What I’m coming to realize, with the help of my counselor, is that this is wrong. My response to this in the past has also been wrong. I’m learning more and more that I actually am a people-pleaser. I want people to like me. Just like you, I want people to respect me. And because I am a people-pleaser, I have the tendency to take their problems on as my own. This has been a destructive habit of mine that has led to me being on the brink of burnout at times. While I absolutely should own up to my failures and mistakes when I do mess up, I’m working hard on not apologizing for things outside of my control. Now, rather than rushing around trying to pick up the pieces for everyone who has a problem with me, I’m learning more and more to lean on grace and recognize that I am going to let people down. Again: this is not an excuse to intentionally offend others and make it out to be their issue.
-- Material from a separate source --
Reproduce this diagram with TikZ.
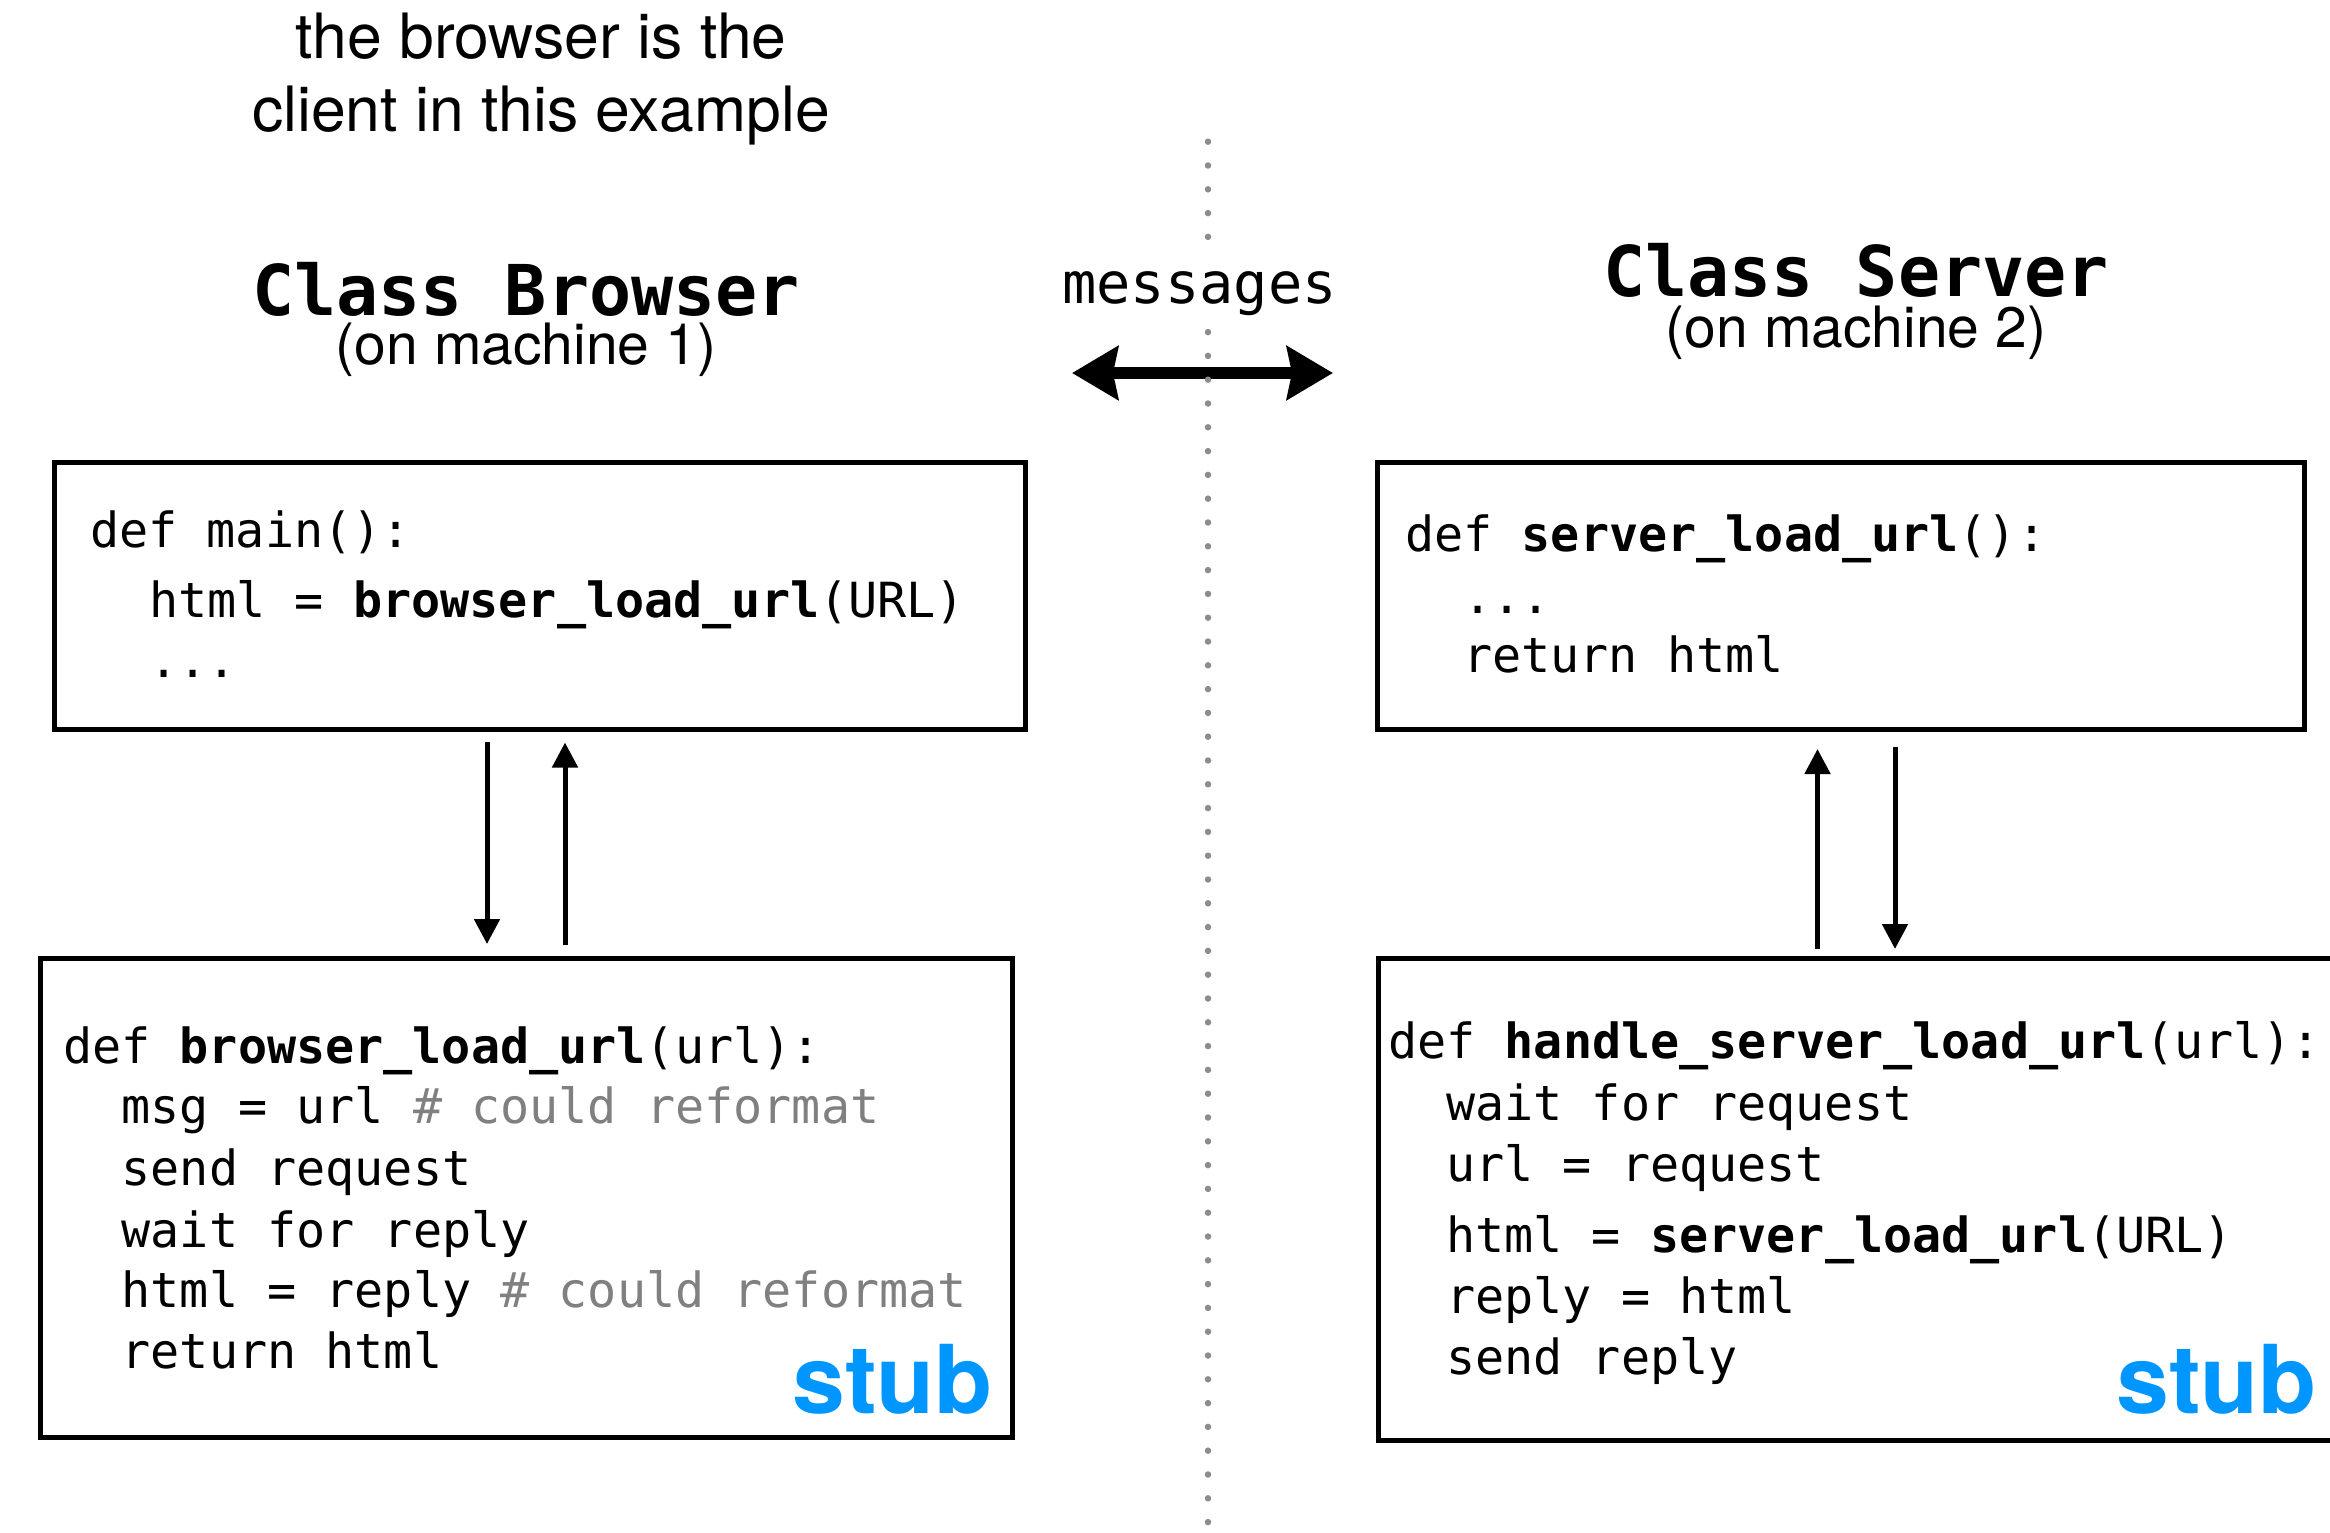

This is simply the recognition of the fact that I am going to unintentionally upset people, and that is ultimately their problem. And when people say, “I have a problem with what you did,” I’m going to acknowledge the truth of that statement. You have a problem; I hope you can find resolution with your issue.


[1] Beth Moore wrote an excellent blog about this phenomenon after Rick Warren’s son passed away. She called people who do this “platform hunters”; these are people who need to use someone else’s platform to get attention for themselves.
[2] Side Note: What really baffles our culture is when there’s no one we can blame for a tragedy. It was fascinating to watch the conversations in the aftermath of the Newtown shootings and the Boston bombings versus the response after the Oklahoma tornadoes. All of our anger and rage in the first two was channeled towards gun owners, the perpetrators, radicalized religion, and even the authorities that missed warning signs. In the Oklahoma tornado, it was fascinating to see our desire to still place blame on someone or something, yet having no real place to go with our blame. Articles about religion, the lack of storm shelters in schools, the slow development of early warning systems for tornadoes, and even the idea that global warming caused this severe weather were the best we could muster up. We simply had nowhere credible to turn with our “I-have-a-problem” speeches.